** START OF Records for this exercise **
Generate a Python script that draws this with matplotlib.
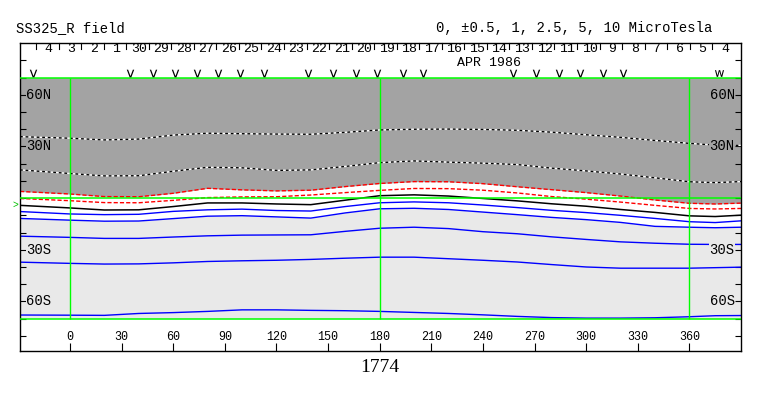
import matplotlib
matplotlib.use('Agg')
import matplotlib.pyplot as plt

W, H = 763, 396

# longitude grid the contours were read at (Carrington longitude, deg)
lon = [-29, 0, 20, 40, 60, 80, 100, 120, 140, 160, 180, 200, 220, 240, 260, 280, 300, 320, 340, 360, 375, 390]

# contour latitudes (deg) per level, microtesla
lat_m5 = [35.7, 34.8, 33.8, 34.3, 36.6, 37.7, 37.4, 37.2, 37.1, 38.2, 39.6, 40.0, 40.1, 39.9, 39.4, 38.3, 36.8, 35.3, 33.5, 31.8, 30.8, 30.6]
lat_m25 = [16.4, 14.3, 12.9, 13.0, 15.6, 17.9, 17.6, 16.1, 16.4, 18.4, 20.6, 21.6, 20.9, 20.3, 19.5, 17.4, 15.8, 14.0, 11.8, 9.5, 9.0, 9.6]
lat_m1 = [3.9, 2.4, 0.9, 0.8, 2.8, 5.7, 4.8, 4.2, 4.6, 6.7, 8.5, 9.6, 9.5, 8.4, 6.6, 4.9, 3.2, 1.2, -1.1, -3.0, -3.4, -2.9]
lat_m05 = [-0.2, -1.5, -2.6, -2.7, -1.3, 0.3, 0.7, 0.8, 1.8, 3.2, 4.5, 5.6, 5.5, 4.6, 3.0, 0.9, -0.6, -2.3, -4.2, -6.0, -6.3, -6.0]
lat_0 = [-4.2, -5.7, -6.9, -6.8, -4.9, -2.8, -2.8, -3.4, -3.8, -1.2, 1.4, 1.9, 1.2, -0.2, -1.6, -3.3, -4.7, -6.6, -8.3, -10.3, -10.7, -9.9]
lat_p05 = [-7.8, -9.2, -9.6, -9.4, -7.7, -6.8, -6.4, -7.2, -7.5, -4.9, -2.7, -2.2, -2.7, -4.0, -5.5, -7.1, -8.4, -10.0, -11.8, -13.7, -14.2, -13.2]
lat_p1 = [-11.8, -12.8, -13.4, -13.3, -11.9, -10.5, -10.2, -10.9, -11.6, -8.6, -6.2, -5.9, -6.6, -8.1, -9.6, -11.2, -12.5, -14.1, -16.4, -16.9, -17.2, -16.9]
lat_p25 = [-22.1, -22.8, -23.4, -23.4, -22.6, -21.9, -21.5, -21.4, -21.3, -19.3, -17.5, -16.9, -17.7, -19.5, -20.7, -22.5, -24.0, -25.4, -26.2, -26.8, -26.9, -26.9]
lat_p5 = [-37.2, -37.9, -38.3, -38.2, -37.6, -36.8, -36.4, -36.1, -35.6, -34.9, -34.3, -34.3, -35.2, -36.1, -37.1, -38.6, -40.0, -40.7, -40.7, -40.7, -40.4, -40.1]
lat_p10 = [-67.9, -68.0, -68.1, -67.0, -66.5, -65.8, -64.9, -64.9, -65.2, -65.4, -65.8, -66.4, -67.0, -67.8, -68.7, -69.4, -69.7, -69.7, -69.5, -68.9, -68.3, -68.2]

# dates along the top strip (May 4 down to Apr 4)
day_labels = ['4', '3', '2', '1', '30', '29', '28', '27', '26', '25', '24', '23', '22', '21', '20',
              '19', '18', '17', '16', '15', '14', '13', '12', '11', '10', '9', '8', '7', '6', '5', '4']
# observation marks (longitude)
obs_lon = [-21.3, 34.8, 48.4, 61.0, 73.6, 86.1, 98.7, 112.6, 138.4, 152.9, 166.1, 178.3,
           193.5, 205.1, 257.4, 271.0, 284.5, 296.7, 309.7, 321.3]
obs_double_lon = [377.4]

lon_ticks = [0, 30, 60, 90, 120, 150, 180, 210, 240, 270, 300, 330, 360]
lat_labels = {60: '60N', 30: '30N', -30: '30S', -60: '60S'}

DARK = '#a3a3a3'
LIGHT = '#e9e9e9'
GREEN = '#00ff00'
MONO = 'Liberation Mono'

fig = plt.figure(figsize=(W / 100, H / 100), dpi=100)
ax = fig.add_axes([20 / W, 1 - 351 / H, 721 / W, 308 / H])
ax.set_xlim(-29, 390)
ax.set_ylim(-88.8, 90.1)

# shading: light (positive), white band (-1..1), dark (negative)
ax.fill_between([lon[0], lon[-1]], -70, 70, color=LIGHT, lw=0, zorder=0)
ax.fill_between(lon, lat_p1, lat_m1, color='white', lw=0, zorder=0.5)
ax.fill_between(lon, lat_m1, 70, color=DARK, lw=0, zorder=0.5)

# negative contours
for lat in (lat_m5, lat_m25):
    ax.plot(lon, lat, color='white', lw=1.0, zorder=2)
    ax.plot(lon, lat, color='black', lw=1.0, dashes=(2, 2), zorder=2.1)
for lat in (lat_m1, lat_m05):
    ax.plot(lon, lat, color='red', lw=1.0, dashes=(3, 1.5), zorder=2)
ax.plot(lon, lat_0, color='black', lw=1.1, zorder=2)
for lat in (lat_p05, lat_p1, lat_p25, lat_p5, lat_p10):
    ax.plot(lon, lat, color='#0000ff', lw=1.0, zorder=2)

# green frame / equator / meridians
for y in (70, 0, -70):
    ax.axhline(y, color=GREEN, lw=1.1, zorder=3)
ax.vlines([0, 180, 360], -70, 70, color=GREEN, lw=1.0, zorder=3)

# latitude labels on both sides
for lat, txt in lat_labels.items():
    bg = DARK if lat > 0 else LIGHT
    ax.text(-25.3, lat, txt, ha='left', va='center', family=MONO, fontsize=10,
            bbox=dict(facecolor=bg, edgecolor='none', pad=0.5), zorder=4)
    ax.text(386.3, lat, txt, ha='right', va='center', family=MONO, fontsize=10,
            bbox=dict(facecolor=bg, edgecolor='none', pad=0.5), zorder=4)

# ticks
ax.set_yticks(list(range(-80, 90, 10)))
ax.set_yticklabels([])
ax.set_xticks(lon_ticks)
ax.set_xticklabels([])
ax.tick_params(axis='y', which='both', direction='in', left=True, right=True, length=4.5, width=0.8, color='black')
ax.tick_params(axis='x', direction='in', bottom=True, top=False, length=6, width=0.8, color='black')
for v in lon_ticks:
    ax.text(v, -80.6, str(v), ha='center', va='center', family=MONO, fontsize=8.5)
for s in ax.spines.values():
    s.set_linewidth(1.0)
    s.set_color('black')

# date strip
day0 = -19.7
deg_day = 13.1
for k, lab in enumerate(day_labels):
    x0 = day0 + k * deg_day
    ax.plot([x0, x0], [90.1, 86.5], color='black', lw=0.8, clip_on=False, zorder=5)
    ax.text(x0 + deg_day / 2 + 0.8, 86.4, lab, ha='center', va='center', family=MONO, fontsize=9.5)
ax.text(243.3, 78.6, 'APR 1986', ha='center', va='center', family=MONO, fontsize=9.5)

# observation marks drawn as thin glyph markers
ax.plot(obs_lon, [72.8] * len(obs_lon), ls='none', marker='$\\mathrm{v}$', ms=5.5, mew=0, color='black', zorder=5)
ax.plot(obs_double_lon, [72.8] * len(obs_double_lon), ls='none', marker='$\\mathrm{w}$', ms=6.5, mew=0, color='black', zorder=5)

# position marker at left edge
ax.text(-30.2, -4.0, '>', ha='right', va='center', family=MONO, fontsize=7, color='#00c000', clip_on=False)

fig.text(16 / W, 1 - 28 / H, 'SS325_R field', ha='left', va='center', family=MONO, fontsize=10)
fig.text(712 / W, 1 - 28 / H, '0, \u00b10.5, 1, 2.5, 5, 10 MicroTesla', ha='right', va='center', family=MONO, fontsize=10)
fig.text(380 / W, 1 - 367 / H, '1774', ha='center', va='center', family='Liberation Serif', fontsize=14)

fig.savefig('out.png', dpi=100)
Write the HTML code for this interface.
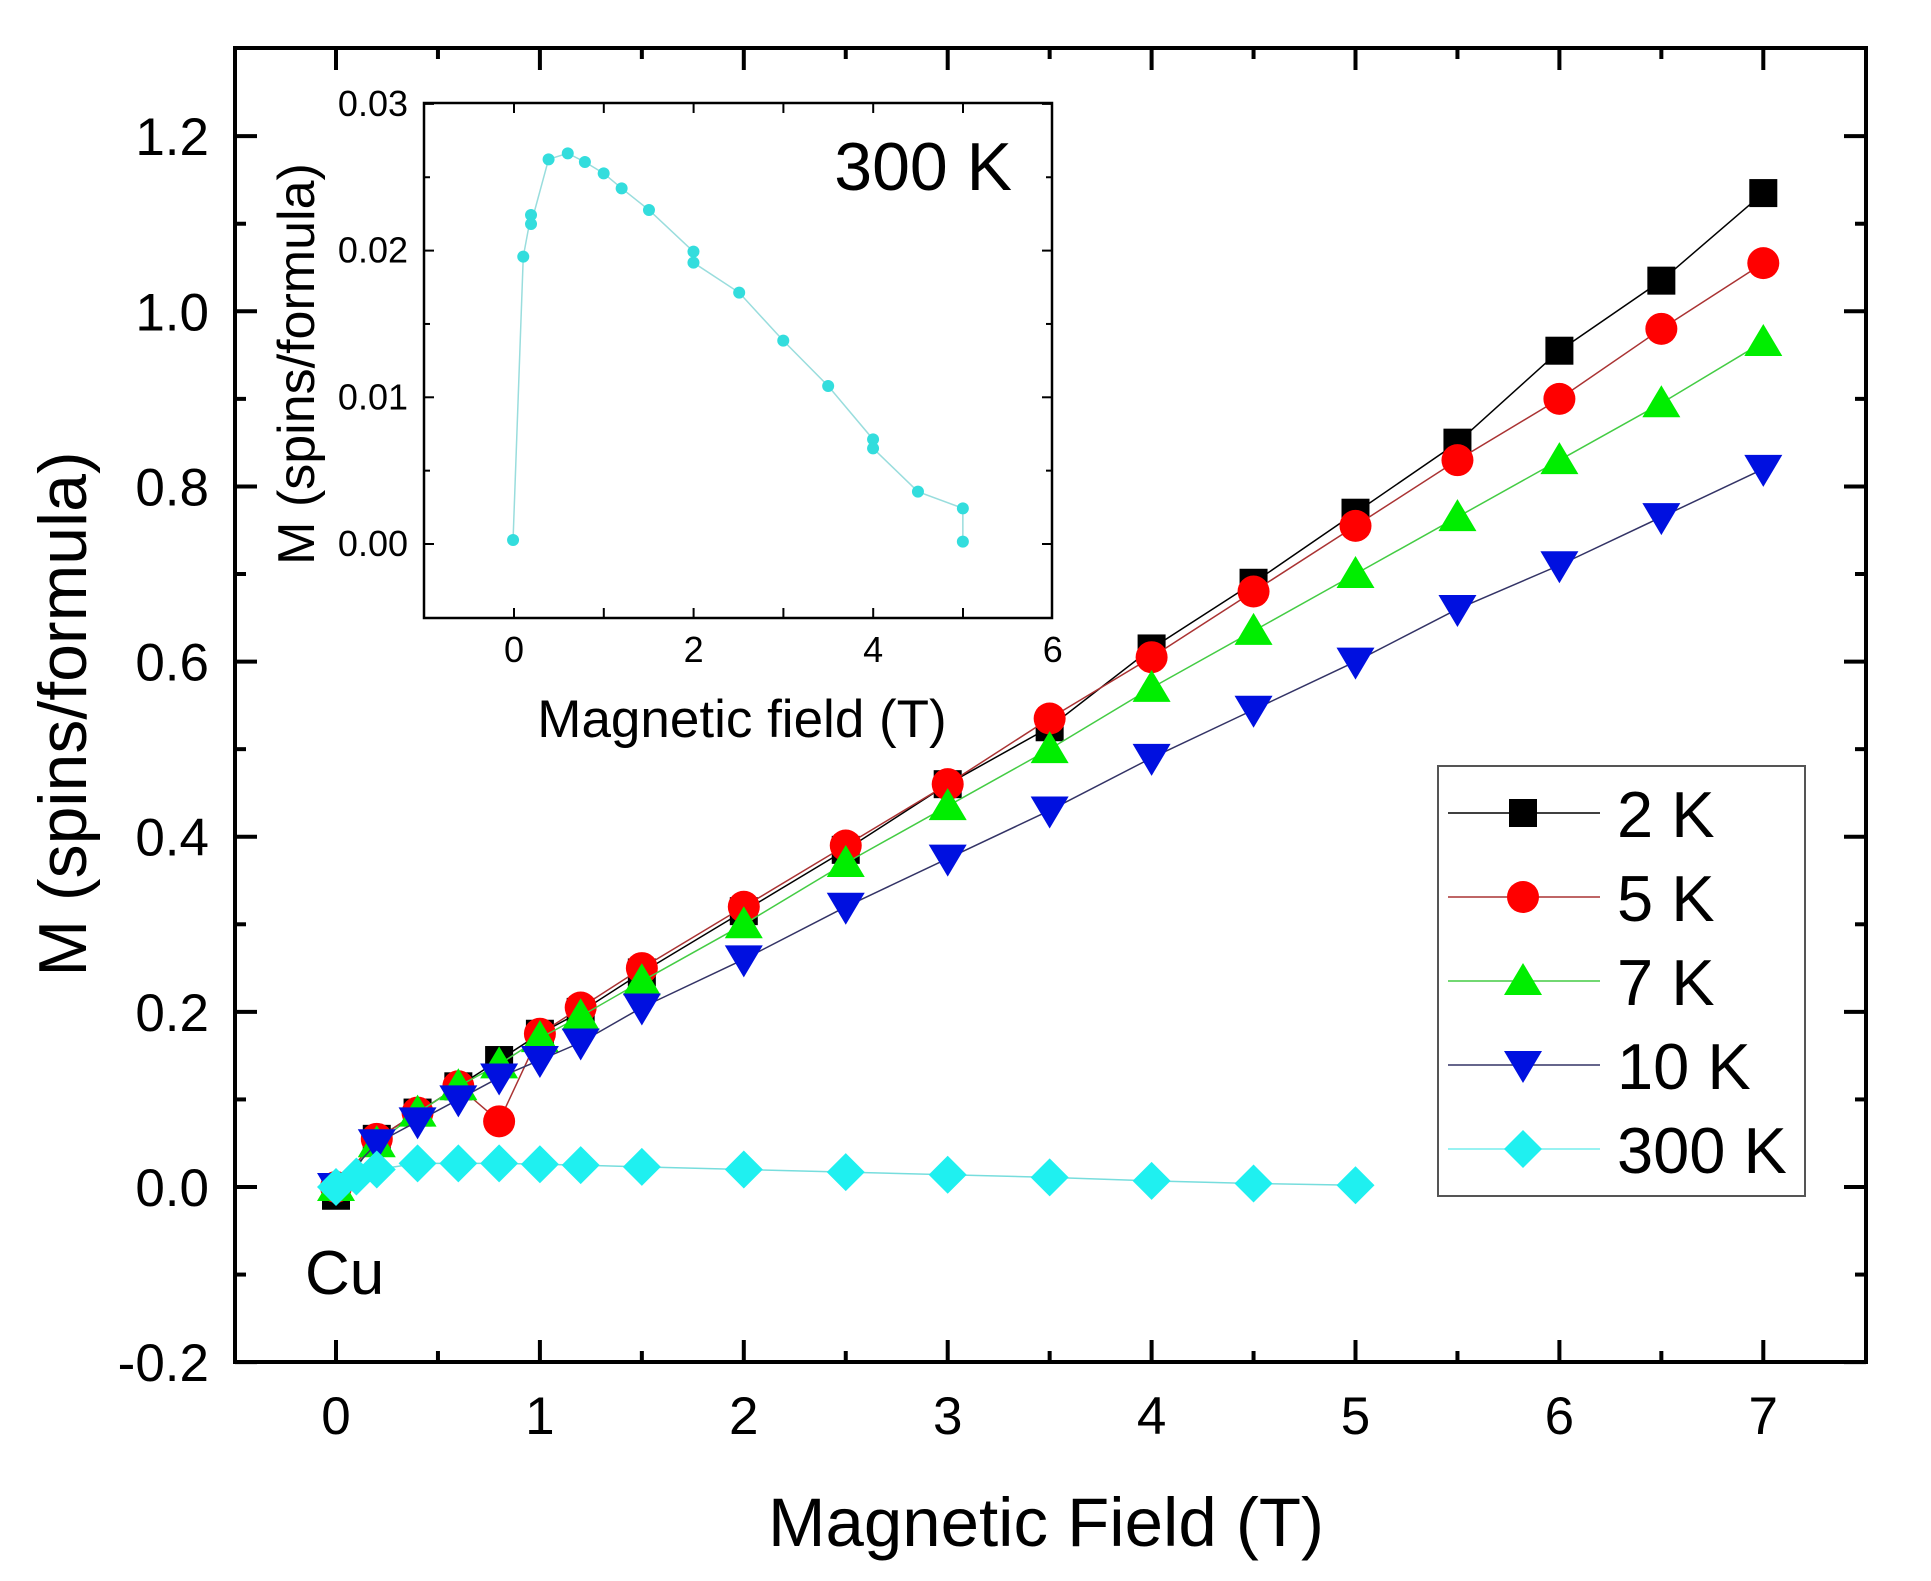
<!DOCTYPE html>
<html><head><meta charset="utf-8"><style>
html,body{margin:0;padding:0;background:#fff;}
svg{display:block;font-family:"Liberation Sans",Arial,sans-serif;}
</style></head><body>
<svg id="s" width="1931" height="1581" xmlns="http://www.w3.org/2000/svg"></svg>
<script>
const s=document.getElementById('s');let h='';
const X=v=>336+v*203.9, Y=v=>1187-v*875.7;
const L=235,R=1866,T=48,B=1362;
for(let v=-0.5;v<=7.51;v+=0.5){const x=X(v);if(x<L+2||x>R-2)continue;const maj=Math.abs(v-Math.round(v))<1e-6;const len=maj?22:11;
h+=`<line x1="${x}" y1="${B}" x2="${x}" y2="${B-len}" stroke="#000" stroke-width="4"/><line x1="${x}" y1="${T}" x2="${x}" y2="${T+len}" stroke="#000" stroke-width="4"/>`;
if(maj&&v>=0)h+=`<text x="${x}" y="1434" font-size="53" text-anchor="middle">${Math.round(v)}</text>`;}
for(let i=-2;i<=13;i++){const v=i/10;const y=Y(v);if(y<T+2||y>B+1)continue;const maj=i%2==0;const len=maj?22:11;
h+=`<line x1="${L}" y1="${y}" x2="${L+len}" y2="${y}" stroke="#000" stroke-width="4"/><line x1="${R}" y1="${y}" x2="${R-len}" y2="${y}" stroke="#000" stroke-width="4"/>`;
if(maj)h+=`<text x="209" y="${y+19}" font-size="53" text-anchor="end">${v.toFixed(1)}</text>`;}
h+=`<rect x="${L}" y="${T}" width="${R-L}" height="${B-T}" fill="none" stroke="#000" stroke-width="4"/>`;
h+=`<text x="1046" y="1546" font-size="69" text-anchor="middle">Magnetic Field (T)</text>`;
h+=`<text transform="translate(86,714) rotate(-90)" font-size="68" text-anchor="middle">M (spins/formula)</text>`;
h+=`<text x="305" y="1294" font-size="62">Cu</text>`;
const xs=[0,0.2,0.4,0.6,0.8,1,1.2,1.5,2,2.5,3,3.5,4,4.5,5,5.5,6,6.5,7];
const d={
k2:[-0.01,0.055,0.085,0.115,0.145,0.175,0.2,0.245,0.315,0.385,0.46,0.525,0.615,0.69,0.77,0.85,0.955,1.035,1.135],
k5:[0,0.055,0.085,0.115,0.075,0.175,0.205,0.25,0.32,0.39,0.46,0.535,0.605,0.68,0.755,0.83,0.90,0.98,1.055],
k7:[0,0.05,0.085,0.115,0.14,0.17,0.195,0.235,0.30,0.37,0.435,0.50,0.57,0.635,0.70,0.765,0.83,0.895,0.965],
k10:[0,0.05,0.075,0.1,0.125,0.145,0.165,0.205,0.26,0.32,0.375,0.43,0.49,0.545,0.60,0.66,0.71,0.765,0.82]};
const xs3=[0,0.1,0.2,0.4,0.6,0.8,1,1.2,1.5,2,2.5,3,3.5,4,4.5,5];
const d3=[0,0.012,0.02,0.027,0.027,0.027,0.026,0.025,0.023,0.02,0.017,0.014,0.011,0.007,0.004,0.002];
function mk(t,x,y,c){
 if(t=='sq')return `<rect x="${x-14}" y="${y-14}" width="28" height="28" fill="${c}"/>`;
 if(t=='ci')return `<circle cx="${x}" cy="${y}" r="16" fill="${c}"/>`;
 if(t=='up')return `<polygon points="${x},${y-18} ${x+19},${y+14} ${x-19},${y+14}" fill="${c}"/>`;
 if(t=='dn')return `<polygon points="${x},${y+18} ${x+19},${y-14} ${x-19},${y-14}" fill="${c}"/>`;
 if(t=='di')return `<polygon points="${x},${y-19} ${x+19},${y} ${x},${y+19} ${x-19},${y}" fill="${c}"/>`;}
const ser=[['k2','sq','#000','#000'],['k5','ci','#f00','#a33'],['k7','up','#0e0','#4c4'],['k10','dn','#0010e0','#336']];
function series(xa,ya,t,c,lc){let p=xa.map((v,i)=>X(v)+','+Y(ya[i])).join(' ');
 let r=`<polyline points="${p}" fill="none" stroke="${lc}" stroke-width="1.5"/>`;
 xa.forEach((v,i)=>r+=mk(t,X(v),Y(ya[i]),c));return r;}
ser.forEach(a=>h+=series(xs,d[a[0]],a[1],a[2],a[3]));
h+=series(xs3,d3,'di','#1ff0f0','#7dd');
h+=`<rect x="1438" y="766" width="367" height="430" fill="#fff" stroke="#555" stroke-width="2"/>`;
const lg=[['2 K','sq','#000','#000'],['5 K','ci','#f00','#a33'],['7 K','up','#0e0','#4c4'],['10 K','dn','#0010e0','#336'],['300 K','di','#1ff0f0','#7ee']];
lg.forEach((a,i)=>{const y=813+i*84;h+=`<line x1="1448" y1="${y}" x2="1600" y2="${y}" stroke="${a[3]}" stroke-width="1.5"/>`+mk(a[1],1523,y,a[2])+`<text x="1617" y="${y+24}" font-size="65">${a[0]}</text>`;});
const IL=424,IR=1052,IT=103,IB=618;
const IX=v=>514+v*89.8, IY=v=>544-v*14670;
h+=`<rect x="${IL}" y="${IT}" width="${IR-IL}" height="${IB-IT}" fill="#fff" stroke="none"/>`;
for(let v=-1;v<=6;v++){const x=IX(v);if(x>IL+2&&x<IR-2)h+=`<line x1="${x}" y1="${IB}" x2="${x}" y2="${IB-10}" stroke="#000" stroke-width="2"/><line x1="${x}" y1="${IT}" x2="${x}" y2="${IT+10}" stroke="#000" stroke-width="2"/>`;
 if(v>=0&&v%2==0)h+=`<text x="${x}" y="${IB+44}" font-size="36" text-anchor="middle">${v}</text>`;}
for(let i=0;i<=6;i++){const v=i*0.005;const y=IY(v);const len=i%2==0?10:6;
 h+=`<line x1="${IL}" y1="${y}" x2="${IL+len}" y2="${y}" stroke="#000" stroke-width="2"/><line x1="${IR}" y1="${y}" x2="${IR-len}" y2="${y}" stroke="#000" stroke-width="2"/>`;
 if(i%2==0)h+=`<text x="408" y="${y+12}" font-size="36" text-anchor="end">${v.toFixed(2)}</text>`;}
h+=`<rect x="${IL}" y="${IT}" width="${IR-IL}" height="${IB-IT}" fill="none" stroke="#000" stroke-width="2.5"/>`;
const ip=[[228,1320],[253,470],[272,345],[272,372],[315,178],[362,160],[404,186],[450,220],[494,265],[561,330],[670,455],[670,488],[782,578],[890,722],[1000,858],[1110,1018],[1110,1045],[1220,1175],[1330,1225],[1330,1325]].map(p=>[p[0]/2.45+420,p[1]/3+100]);
h+=`<polyline points="${ip.map(p=>p.join(',')).join(' ')}" fill="none" stroke="#9dd" stroke-width="1.5"/>`;
ip.forEach(p=>h+=`<circle cx="${p[0]}" cy="${p[1]}" r="6" fill="#33dddd"/>`);
h+=`<text x="1012" y="190" font-size="68" text-anchor="end">300 K</text>`;
h+=`<text x="742" y="737" font-size="53" text-anchor="middle">Magnetic field (T)</text>`;
h+=`<text transform="translate(314,364) rotate(-90)" font-size="52" text-anchor="middle">M (spins/formula)</text>`;
s.innerHTML=h;
</script>
</body></html>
** END OF Records for this exercise **
- _Task directions_: Make an exact copy of the lines from the top of the material through the line with "-68.9, -68.3, -68.2]", pictures excluded.

- _Result below_:
Generate a Python script that draws this with matplotlib.
import matplotlib
matplotlib.use('Agg')
import matplotlib.pyplot as plt

W, H = 763, 396

# longitude grid the contours were read at (Carrington longitude, deg)
lon = [-29, 0, 20, 40, 60, 80, 100, 120, 140, 160, 180, 200, 220, 240, 260, 280, 300, 320, 340, 360, 375, 390]

# contour latitudes (deg) per level, microtesla
lat_m5 = [35.7, 34.8, 33.8, 34.3, 36.6, 37.7, 37.4, 37.2, 37.1, 38.2, 39.6, 40.0, 40.1, 39.9, 39.4, 38.3, 36.8, 35.3, 33.5, 31.8, 30.8, 30.6]
lat_m25 = [16.4, 14.3, 12.9, 13.0, 15.6, 17.9, 17.6, 16.1, 16.4, 18.4, 20.6, 21.6, 20.9, 20.3, 19.5, 17.4, 15.8, 14.0, 11.8, 9.5, 9.0, 9.6]
lat_m1 = [3.9, 2.4, 0.9, 0.8, 2.8, 5.7, 4.8, 4.2, 4.6, 6.7, 8.5, 9.6, 9.5, 8.4, 6.6, 4.9, 3.2, 1.2, -1.1, -3.0, -3.4, -2.9]
lat_m05 = [-0.2, -1.5, -2.6, -2.7, -1.3, 0.3, 0.7, 0.8, 1.8, 3.2, 4.5, 5.6, 5.5, 4.6, 3.0, 0.9, -0.6, -2.3, -4.2, -6.0, -6.3, -6.0]
lat_0 = [-4.2, -5.7, -6.9, -6.8, -4.9, -2.8, -2.8, -3.4, -3.8, -1.2, 1.4, 1.9, 1.2, -0.2, -1.6, -3.3, -4.7, -6.6, -8.3, -10.3, -10.7, -9.9]
lat_p05 = [-7.8, -9.2, -9.6, -9.4, -7.7, -6.8, -6.4, -7.2, -7.5, -4.9, -2.7, -2.2, -2.7, -4.0, -5.5, -7.1, -8.4, -10.0, -11.8, -13.7, -14.2, -13.2]
lat_p1 = [-11.8, -12.8, -13.4, -13.3, -11.9, -10.5, -10.2, -10.9, -11.6, -8.6, -6.2, -5.9, -6.6, -8.1, -9.6, -11.2, -12.5, -14.1, -16.4, -16.9, -17.2, -16.9]
lat_p25 = [-22.1, -22.8, -23.4, -23.4, -22.6, -21.9, -21.5, -21.4, -21.3, -19.3, -17.5, -16.9, -17.7, -19.5, -20.7, -22.5, -24.0, -25.4, -26.2, -26.8, -26.9, -26.9]
lat_p5 = [-37.2, -37.9, -38.3, -38.2, -37.6, -36.8, -36.4, -36.1, -35.6, -34.9, -34.3, -34.3, -35.2, -36.1, -37.1, -38.6, -40.0, -40.7, -40.7, -40.7, -40.4, -40.1]
lat_p10 = [-67.9, -68.0, -68.1, -67.0, -66.5, -65.8, -64.9, -64.9, -65.2, -65.4, -65.8, -66.4, -67.0, -67.8, -68.7, -69.4, -69.7, -69.7, -69.5, -68.9, -68.3, -68.2]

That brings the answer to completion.